Waarden en bewustzijn model: Hierin ligt de focus van mensenrechteneducatie op basiskennis van mensenrechtenkwesties om ze door te geven, te integreren en het bevorderen van waarden. Bewust makingscampagnes voor burgers en op scholen(curriculum) vallen in dit model. Dit model omvat een geschiedenis van mensenrechten, informatie over de belangrijkste mensenrechteninstrumenten en mechanismen van bescherming en internationale mensenrechtenkwesties. De belangrijkste pedagogische strategie is engagement: de aandacht trekken van de leerling.

Verantwoordingsmodel: van de leerling wordt verwacht dat ze direct of indirect rekening houden met de garantie van mensenrechten doordat leerlingen leren over manier waarop er professioneel gekeken wordt naar verantwoordelijkheden.

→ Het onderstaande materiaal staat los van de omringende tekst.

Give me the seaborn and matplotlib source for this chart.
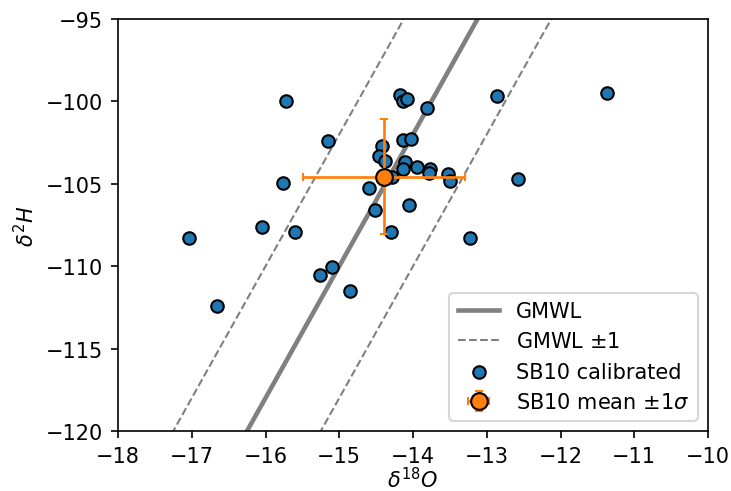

Door: 1) rechtstreeks toezicht te houden op mensenrechtenschendingen en pleiten bij noodzakelijke autoriteiten, 2) Bijzondere aandacht te besteden aan de bescherming van de rechten van mensen (zoals kwetsbare groepen). Het model legt een link tussen wettelijk gegarandeerde normen en praktijken met betrekking tot mensenrechten.

Transformatiemodel: Mensenrechteneducatie is gericht op het individu, die in staat wordt gesteld om zowel schendingen van mensenrechten te herkennen als zich eraan te verbinden. Dit model omvat pedagogische technieken waarbij zelfreflectie en ondersteuning. Het volledige programma kan ook leiderschap ontwikkeling, training voor conflictoplossing omvatten, etc. De leerling neemt eigen ervaringen kunnen opdoen en kunnen voorstander worden van mensenrechten.

Als opvoeders moeten we verstandige keuze maken waar we proactief in willen zijn in het creëren van kansen binnen onze samenleving. Met behulp van deze modellen worden we geholpen in het proces. We mogen de kans niet voorbij laten gaan om mensenrechteneducatie tot een kritische benadering te maken en onze samenleving te onderzoeken en op te bouwen.

Thema’s: Mensenrechteneducatie, 3 modellen.

Bron: Tibbitts, F. Understanding what we do: Emerging models for human rights education. International review of education.